2. The Informer (revival)
Arthur Robison, UK
Ever since someone I trust insisted that Arthur Robison’s 1929 film adaptation of Liam O’Flaherty’s novel – the silent version, that is, rather than the hurriedly organised part-talkie made simultaneously – is superior to John Ford’s 1935 classic, I’ve been waiting to see The Informer on the big screen. And when I learned that my BFI colleagues were going to restore it, I knew I should wait for its arrival.

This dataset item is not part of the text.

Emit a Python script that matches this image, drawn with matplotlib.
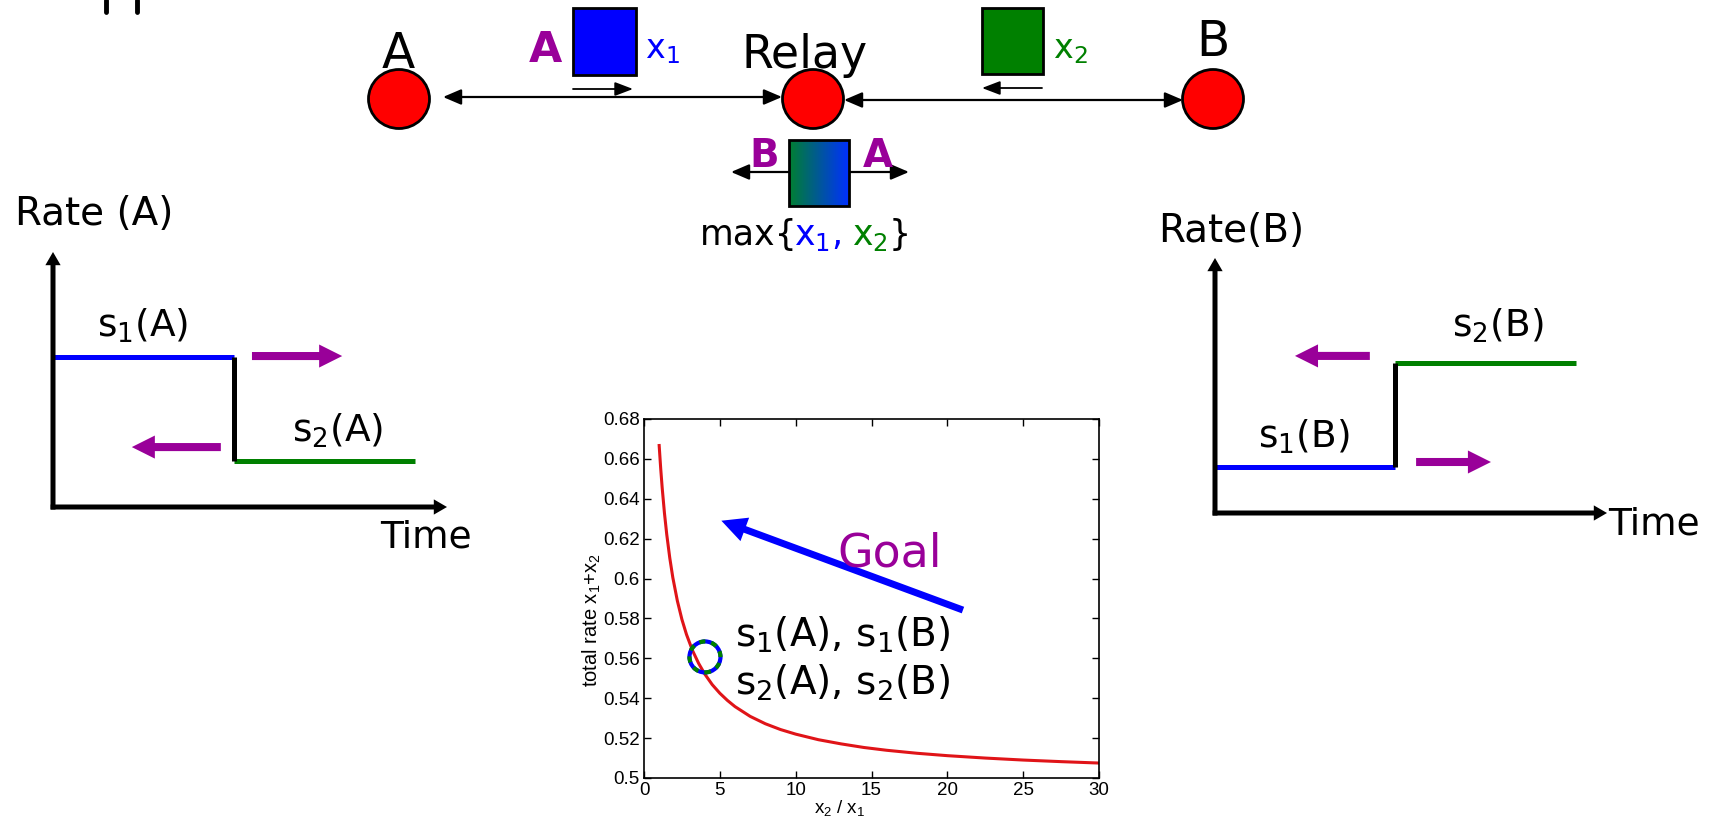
import numpy as np
import matplotlib
matplotlib.use('Agg')
from matplotlib import pyplot as plt
from matplotlib.patches import Ellipse, Rectangle, Circle
from matplotlib.colors import LinearSegmentedColormap
from matplotlib.transforms import ScaledTranslation

plt.rcParams['font.family'] = 'DejaVu Sans'
plt.rcParams['mathtext.default'] = 'regular'

PURPLE = '#990099'
GREEN = '#008000'
BLUE = '#0000ff'

# total rate x1+x2 against x2/x1
ratio = [1, 1.1, 1.2, 1.35, 1.5, 1.7, 1.9, 2.2, 2.5, 2.8, 3.2, 3.6, 4, 4.5, 5, 5.5, 6,
         7, 8, 9, 10, 11.5, 13, 14.5, 16, 18, 20, 22.5, 25, 27.5, 30]
total_rate = [0.6667, 0.6553, 0.6454, 0.6327, 0.6221, 0.6103, 0.6005, 0.5888, 0.5795,
              0.5720, 0.5639, 0.5575, 0.5522, 0.5468, 0.5425, 0.5389, 0.5358, 0.5309,
              0.5272, 0.5243, 0.5220, 0.5192, 0.5171, 0.5153, 0.5139, 0.5124, 0.5112,
              0.5100, 0.5090, 0.5082, 0.5075]
op_ratio = 4.02
op_rate = 0.5607
xticks = [0, 5, 10, 15, 20, 25, 30]
yticks = [0.5, 0.52, 0.54, 0.56, 0.58, 0.6, 0.62, 0.64, 0.66, 0.68]
ytick_labels = ['0.5', '0.52', '0.54', '0.56', '0.58', '0.6', '0.62', '0.64', '0.66', '0.68']

# step rates of the two sources (sketch units)
t_switch = 4.6
t_end = 9.2
rate_a = [5.9, 1.8]   # s1(A), s2(A)
rate_b = [1.8, 5.9]   # s1(B), s2(B)

node_names = ['A', 'Relay', 'B']


def arrow(ax, start, end, style='-|>', lw=1.6, color='k', ms=10):
    ax.annotate('', xy=end, xytext=start, annotation_clip=False,
                arrowprops=dict(arrowstyle=style, lw=lw, color=color,
                                shrinkA=0, shrinkB=0, mutation_scale=ms))


def fat_arrow(ax, start, end, color, tail, head_w, head_l):
    style = 'simple,tail_width=%g,head_width=%g,head_length=%g' % (tail, head_w, head_l)
    ax.annotate('', xy=end, xytext=start, annotation_clip=False,
                arrowprops=dict(arrowstyle=style, color=color, lw=0,
                                shrinkA=0, shrinkB=0, mutation_scale=10))


fig = plt.figure(figsize=(17.11, 8.18), dpi=100)

# ---- top: relay topology, drawn in pixel units
top = fig.add_axes([0, 0, 1, 1])
top.axis('off')

# cut-off title descenders
top.plot([106, 106], [0, 12], color='k', lw=3.5, solid_capstyle='round')
top.plot([137, 137], [0, 12], color='k', lw=3.5, solid_capstyle='round')

node_x = [399, 813, 1213]
for name, x, lx, ly, fs in zip(node_names, node_x, [398, 805, 1213], [68, 68, 56], [35, 33, 35]):
    top.add_patch(Ellipse((x, 99), 61, 59, facecolor='#ff0000', edgecolor='k', lw=2, zorder=3))
    top.text(lx, ly, name, fontsize=fs, ha='center', va='baseline', zorder=4)

arrow(top, (443, 97), (782, 97), style='<|-|>,head_length=1.1,head_width=0.47')
arrow(top, (844, 100), (1183, 100), style='<|-|>,head_length=1.1,head_width=0.47')

# packets
top.add_patch(Rectangle((573, 8), 63, 67, facecolor=BLUE, edgecolor='k', lw=2))
top.add_patch(Rectangle((982, 8), 61, 66, facecolor=GREEN, edgecolor='k', lw=2))
arrow(top, (573, 89), (633, 89), style='-|>,head_length=1.1,head_width=0.42', lw=1.3)
arrow(top, (1042, 88), (982, 88), style='-|>,head_length=1.1,head_width=0.42', lw=1.3)
top.text(545, 62, 'A', fontsize=31, fontweight='bold', color=PURPLE, ha='center', va='baseline')
top.text(645, 58, 'x$_1$', fontsize=24, color=BLUE, va='baseline')
top.text(1053, 58, 'x$_2$', fontsize=24, color=GREEN, va='baseline')

# coded packet broadcast by the relay
arrow(top, (731, 172), (909, 172), style='<|-|>,head_length=1.1,head_width=0.47')
grad = LinearSegmentedColormap.from_list('gb', ['#008030', '#0030ff'])
top.imshow(np.linspace(0, 1, 256).reshape(1, -1), cmap=grad, extent=(789, 849, 206, 140),
           aspect='auto', zorder=3)
top.add_patch(Rectangle((789, 140), 60, 66, facecolor='none', edgecolor='k', lw=2, zorder=4))
top.text(764, 167, 'B', fontsize=28, fontweight='bold', color=PURPLE, ha='center', va='baseline')
top.text(878, 167, 'A', fontsize=28, fontweight='bold', color=PURPLE, ha='center', va='baseline')
for s, x, c in [('max{', 700, 'k'), ('x$_1$,', 794, BLUE), ('x$_2$', 852, GREEN), ('}', 889, 'k')]:
    top.text(x, 245, s, fontsize=25, color=c, va='baseline')

top.set_xlim(0, 1711)
top.set_ylim(818, 0)


# ---- side sketches: rate against time
def rate_sketch(rect, levels, left_arrow, right_arrow, labels, title, title_xy, time_xy):
    ax = fig.add_axes(rect)
    ax.axis('off')
    ax.set_xlim(0, 10)
    ax.set_ylim(0, 10)
    fat_arrow(ax, (-0.06, 0), (10, 0), 'k', 0.36, 1.1, 0.95)
    fat_arrow(ax, (0, -0.1), (0, 10), 'k', 0.36, 1.1, 0.95)
    ax.plot([0, t_switch], [levels[0], levels[0]], color=BLUE, lw=3.6, solid_capstyle='butt')
    ax.plot([t_switch, t_end], [levels[1], levels[1]], color=GREEN, lw=3.6, solid_capstyle='butt')
    ax.plot([t_switch, t_switch], levels, color='k', lw=3.6, solid_capstyle='butt')
    fat_arrow(ax, left_arrow[0], left_arrow[1], PURPLE, 0.58, 1.66, 1.66)
    fat_arrow(ax, right_arrow[0], right_arrow[1], PURPLE, 0.58, 1.66, 1.66)
    for s, xy in labels:
        ax.text(xy[0], xy[1], s, fontsize=27, va='baseline')
    ax.text(title_xy[0], title_xy[1], title, fontsize=28, va='baseline')
    ax.text(time_xy[0], time_xy[1], 'Time', fontsize=27, va='baseline')
    return ax


rate_sketch([53 / 1711, 311 / 818, 394 / 1711, 255 / 818], rate_a,
            ((4.26, 2.35), (2.0, 2.35)), ((5.05, 5.92), (7.34, 5.92)),
            [('s$_1$(A)', (1.12, 6.67)), ('s$_2$(A)', (6.07, 2.55))],
            'Rate (A)', (-0.96, 11.06), (8.3, -1.6))
rate_sketch([1215 / 1711, 305 / 818, 392 / 1711, 255 / 818], rate_b,
            ((3.95, 6.16), (2.04, 6.16)), ((5.13, 2.0), (7.04, 2.0)),
            [('s$_2$(B)', (6.05, 6.9)), ('s$_1$(B)', (1.1, 2.55))],
            'Rate(B)', (-1.45, 10.63), (10.03, -0.86))

# ---- centre: total rate curve
ax = fig.add_axes([644 / 1711, 40 / 818, 455 / 1711, 359 / 818])
ax.plot(ratio, total_rate, color='#e01418', lw=2.2)

# operating point: blue ring with green dashes, fixed size in points
ring = fig.dpi_scale_trans + ScaledTranslation(op_ratio, op_rate, ax.transData)
ax.add_patch(Circle((0, 0), 0.155, transform=ring, facecolor='none', edgecolor=BLUE, lw=3, zorder=4))
ax.add_patch(Circle((0, 0), 0.155, transform=ring, facecolor='none', edgecolor=GREEN, lw=3,
                    linestyle=(0, (1.45, 1.45)), zorder=5))

fat_arrow(ax, (21.03, 0.5842), (5.1, 0.629), BLUE, 0.5, 1.8, 1.8)
ax.text(12.73, 0.6058, 'Goal', fontsize=33, color=PURPLE, va='baseline')
ax.text(6.0, 0.5657, 's$_1$(A), s$_1$(B)', fontsize=28, va='baseline')
ax.text(6.0, 0.5416, 's$_2$(A), s$_2$(B)', fontsize=28, va='baseline')

ax.set_xlim(0, 30)
ax.set_ylim(0.5, 0.68)
ax.set_xticks(xticks)
ax.set_yticks(yticks)
ax.set_yticklabels(ytick_labels)
for lab in ax.get_xticklabels() + ax.get_yticklabels():
    lab.set_fontfamily('Liberation Sans')
ax.tick_params(direction='in', top=True, right=True, length=5, width=1, labelsize=13.5, pad=3)
for sp in ax.spines.values():
    sp.set_linewidth(1.2)
ax.set_xlabel('x$_2$ / x$_1$', fontsize=13.5, fontfamily='Liberation Sans')
ax.set_ylabel('total rate x$_1$+x$_2$', fontsize=14.5, fontfamily='Liberation Sans')
ax.xaxis.set_label_coords(0.43, -0.055)
ax.yaxis.set_label_coords(-0.09, 0.44)

fig.savefig('out.png', dpi=100)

Images I’ve seen and writings I’ve read suggest a proto-noir in which the tale of moral compromise and betrayal of the Irish revolutionary cause is suitably shrouded in purple tints, deep shadows and an atmosphere of constant alarm.
3. The 13th
Ava DuVernay, USA
Those of you who have seen the section of Michael Moore’s Where to Invade Next that catalogues how a huge proportion of young African American males have been incarcerated and put to work in prison workhouses in a slightly more sophisticated form of slavery will have some idea of where Ava DuVernay’s documentary The 13th may take us. Named after the 13th Amendment of the US constitution, which states that “neither slavery nor involuntary servitude, except as punishment for crime whereof the party shall have been duly convicted, shall exist within the United States,” DuVernay’s film promises a thorough investigation into this most scandalous use of US state systems.
4. Neruda
Pablo Larraín, Chile-Argentina-France-Spain
I missed this in Cannes, where it was highly regarded, and have since seen Larrain’s stupendous Jackie (about Jackie Kennedy), which shows him to be a master of the biopic, usually my least favourite genre.
This film however is reputed to be more of an investigation than a recreation, one in which the policeman chasing Neruda is more like the poet’s own invention than a real cop. I also wanted to complete the LFF’s set of films about poets, since that seems to be a theme of the year (see below).
5. A Quiet Passion
Terence Davies, UK-Belgium
Jury duty kept me away from this in Berlin, and since I am a fan of Terence Davies’s films, and friends tell me it is one of his very best, how can I resist?
Emily Dickinson was spoilt for me in my youth by the satirical self-lacerating Paul Simon lyric “And you read your Emily Dickinson, and I my Robert Frost…” making both poets feel redundantly attached to middle age. What a fool I was. Can’t wait.